Noch einmal davongekommen war der Standesführer freilich nur, so stellt sich jetzt heraus, durch einen Kniff: Sewering-Vertraute hatten die Parole unters Delegiertenvolk gebracht, Sewering habe fest versprochen, sich demnächst »aus Gesundheitsrücksichten« zurückzuziehen, sein Fall könne daher elegant intern bereinigt werden.

Nur ein einziger Standespolitiker wagte später, an »dieses Versprechen, das damals in persönlichen Gesprächen immer wieder gegeben wurde«, zu erinnern, der Hamburger Jens Doering.

Bedrängt von den Fragen der Hamburger Kassenärzte, ob der erste Arzt im Staat in seiner Kassenpraxis treiben könne, was jedem anderen verboten sei, ob es mithin ein »Sonderrecht für Funktionäre« gebe, beharrte Doering auf Einhaltung der Zusage.

Es bekam ihm übel. Statt sich den Fragen der Hamburger Ärzte zu stellen oder sich mit seinem KV-Kollegen Doering persönlich auseinanderzusetzen, schoß Sewering von hinten.

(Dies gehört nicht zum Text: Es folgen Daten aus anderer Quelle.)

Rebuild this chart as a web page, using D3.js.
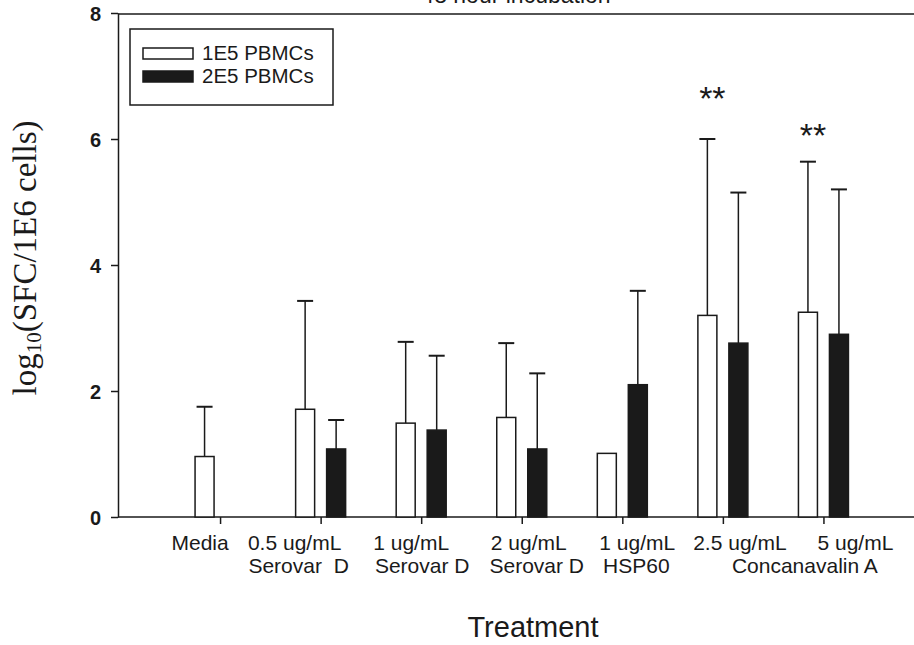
<!DOCTYPE html>
<html lang="en">
<head>
<meta charset="UTF-8">
<title>48 hour incubation</title>
<style>
  body { margin: 0; background: #fff; }
  svg { display: block; font-family: "Liberation Sans", Arial, sans-serif; }
</style>
</head>
<body>
<svg height="645" width="914"></svg>

<script src="https://d3js.org/d3.v7.min.js"></script>
<script>

  // values
  var doses = ["Media", "0.5 ug/mL", "1 ug/mL", "2 ug/mL", "1 ug/mL", "2.5 ug/mL", "5 ug/mL"];
  var agents = ["", "Serovar  D", "Serovar D", "Serovar D", "HSP60", "Concanavalin A", ""];
  var pbmc1E5 = [0.96, 1.71, 1.49, 1.58, 1.01, 3.20, 3.25];
  var pbmc1E5Err = [0.79, 1.72, 1.29, 1.18, 0, 2.80, 2.39];
  var pbmc2E5 = [0, 1.08, 1.38, 1.08, 2.10, 2.76, 2.90];
  var pbmc2E5Err = [0, 0.46, 1.18, 1.20, 1.49, 2.39, 2.30];
  var yTicks = [0, 2, 4, 6, 8];
  var seriesNames = ["1E5 PBMCs", "2E5 PBMCs"];
  var sigMarks = [{index: 5, y: 6.78}, {index: 6, y: 6.19}];

  var svg = d3.select("svg");
  var ink = "#1a1a1a";

  var plotLeft = 118, plotTop = 14, plotBottom = 517;

  var xPos = d3.scaleLinear().domain([0, 8]).range([119.5, 924]);
  var yPos = d3.scaleLinear().domain([0, 8]).range([plotBottom, plotTop - 1]);

  var barWidth = 19, barGap = 6;

  // frame
  svg.append("line")
      .attr("x1", plotLeft).attr("x2", 914)
      .attr("y1", plotTop).attr("y2", plotTop)
      .attr("stroke", ink).attr("stroke-width", 1.5);

  var yAxis = d3.axisLeft(yPos).tickValues(yTicks).tickSize(7).tickSizeOuter(0);
  var yG = svg.append("g")
      .attr("transform", "translate(" + plotLeft + ",0)")
      .call(yAxis);
  yG.select(".domain").attr("stroke", ink).attr("stroke-width", 1.5);
  yG.selectAll(".tick line").attr("stroke", ink).attr("stroke-width", 1.5);
  yG.selectAll(".tick text")
      .attr("x", -17)
      .attr("dy", "0.36em")
      .attr("fill", ink)
      .style("font-size", "20px")
      .style("font-weight", "bold")
      .style("font-family", "'Liberation Sans', Arial, sans-serif");

  var xAxis = d3.axisBottom(xPos).tickValues(d3.range(1, 8)).tickSize(7).tickSizeOuter(0).tickFormat("");
  var xG = svg.append("g")
      .attr("transform", "translate(0," + plotBottom + ")")
      .call(xAxis);
  xG.select(".domain").attr("d", "M" + plotLeft + ",0H914").attr("stroke", ink).attr("stroke-width", 1.5);
  xG.selectAll(".tick line").attr("stroke", ink).attr("stroke-width", 1.5);

  // bars
  var rows = doses.map(function(d, i) {
    return {i: i, a: pbmc1E5[i], aErr: pbmc1E5Err[i], b: pbmc2E5[i], bErr: pbmc2E5Err[i]};
  });

  var groups = svg.selectAll(".grp")
      .data(rows)
      .enter()
      .append("g")
      .attr("class", "grp");

  function drawBar(sel, key, errKey, left, fill) {
    sel.filter(function(d) { return d[key] > 0; })
        .each(function(d) {
          var g = d3.select(this);
          var x0 = xPos(d.i + 1) + left;
          if (d[errKey] > 0) {
            var cx = x0 + barWidth / 2;
            g.append("line")
                .attr("x1", cx).attr("x2", cx)
                .attr("y1", yPos(d[key])).attr("y2", yPos(d[key] + d[errKey]))
                .attr("stroke", ink).attr("stroke-width", 1.5);
            g.append("line")
                .attr("x1", cx - 8).attr("x2", cx + 8)
                .attr("y1", yPos(d[key] + d[errKey])).attr("y2", yPos(d[key] + d[errKey]))
                .attr("stroke", ink).attr("stroke-width", 2);
          }
          g.append("rect")
              .attr("x", x0)
              .attr("y", yPos(d[key]))
              .attr("width", barWidth)
              .attr("height", yPos(0) - yPos(d[key]))
              .attr("fill", fill)
              .attr("stroke", ink)
              .attr("stroke-width", 1.5);
        });
  }

  drawBar(groups, "a", "aErr", -barGap - barWidth, "#fff");
  drawBar(groups, "b", "bErr", barGap, ink);

  // significance marks
  svg.selectAll(".sig")
      .data(sigMarks)
      .enter()
      .append("text")
      .attr("x", function(d) { return xPos(d.index + 1) - barGap - barWidth / 2 + 5; })
      .attr("y", function(d) { return yPos(d.y) + 20; })
      .attr("text-anchor", "middle")
      .attr("fill", ink)
      .style("font-size", "34px")
      .text("**");

  // category labels (hand nudged like the original)
  var doseShift = [-20, -26, -10, 7, 15, 17, 32];
  var agentShift = [0, -22, 1, 15, 14, 82, 0];

  svg.selectAll(".dose")
      .data(doses)
      .enter()
      .append("text")
      .attr("x", function(d, i) { return xPos(i + 1) + doseShift[i]; })
      .attr("y", 550)
      .attr("text-anchor", "middle")
      .attr("fill", ink)
      .style("font-size", "21px")
      .text(function(d) { return d; });

  svg.selectAll(".agent")
      .data(agents)
      .enter()
      .append("text")
      .attr("x", function(d, i) { return xPos(i + 1) + agentShift[i]; })
      .attr("y", 573)
      .attr("text-anchor", "middle")
      .attr("fill", ink)
      .style("font-size", "21px")
      .style("white-space", "pre")
      .text(function(d) { return d; });

  // axis titles
  svg.append("text")
      .attr("x", 533)
      .attr("y", 637)
      .attr("text-anchor", "middle")
      .attr("fill", ink)
      .style("font-size", "29px")
      .text("Treatment");

  var yTitle = svg.append("text")
      .attr("transform", "translate(36,258) rotate(-90)")
      .attr("text-anchor", "middle")
      .attr("fill", ink)
      .style("font-family", "'Liberation Serif', 'Times New Roman', serif")
      .style("font-size", "33px");
  yTitle.append("tspan").text("log");
  yTitle.append("tspan").attr("dy", 5).style("font-size", "21px").text("10");
  yTitle.append("tspan").attr("dy", -5).text("(SFC/1E6 cells)");

  // chart title, cut by the top edge as in the scan
  svg.append("text")
      .attr("x", 516)
      .attr("y", 3)
      .attr("text-anchor", "middle")
      .attr("fill", ink)
      .style("font-size", "23px")
      .text("48 hour incubation");

  // legend
  var legend = svg.append("g").attr("transform", "translate(130,29)");
  legend.append("rect")
      .attr("width", 203).attr("height", 76)
      .attr("fill", "#fff").attr("stroke", ink).attr("stroke-width", 1.5);

  var items = legend.selectAll(".item")
      .data(seriesNames)
      .enter()
      .append("g")
      .attr("transform", function(d, i) { return "translate(13," + (19 + i * 23) + ")"; });
  items.append("rect")
      .attr("width", 50).attr("height", 11)
      .attr("fill", function(d, i) { return i === 0 ? "#fff" : ink; })
      .attr("stroke", ink).attr("stroke-width", 1.5);
  items.append("text")
      .attr("x", 59).attr("y", 11.5)
      .attr("fill", ink)
      .style("font-size", "20.5px")
      .text(function(d) { return d; });

</script>
</body>
</html>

Seine Kassenärztliche Vereinigung Bayerns belehrte Doering, »daß die KV Hamburg, ihre Vertreterversammlung und ihr Vorsitzender ... keinerlei Zuständigkeit haben, über das Schicksal des Präsidenten der Bundesärztekammer und des Kassenarztes Sewering mitzubestimmen. Das ist ausschließlich Sache des Deutschen Ärztetages und der KV Bayerns«.

Sewering selbst intervenierte bei der Hamburger Ärztekammer. dem berufsrechtlichen Aufsichtsorgan des frei praktizierenden Mediziners Doering. Er verwahrte sich gegen »die von Herrn Doering gewählte Form der persönlichen Herabsetzung« und bezichtigte ihn der »bewußten Irreführung«.

Sewering an den Hamburger Kammerpräsidenten Dr. Arnold Rimpau: »Wenn ein KV-Vorsitzender« wie Herr Deering, dies zum Anlaß nimmt, mich vor den Kassenärzten seines Bereiches zu diffamieren, so läßt sich dies mit der Verantwortung seines Amtes nicht vereinbaren.«

Kammerpräsident und Sewering-Verteidiger Rimpau verteilte das Sewering-Verdikt unverzüglich an die Hamburger Kassenärzte, verbunden mit dem Kammer-Tadel, Doerings Oberlegungen lägen »auf gleicher Ebene und gleichem Niveau wie die der Regenbogenpresse und unserer Gegner«.

Damit waren die Weichen für einen weiteren Sewering-Angriff gestellt: Ende letzten Monats traf der offizielle Antrag der Bayerischen Ärztekammer ein, Doering wegen »einer schweren Berufsverletzung« zur Rechenschaft zu ziehen.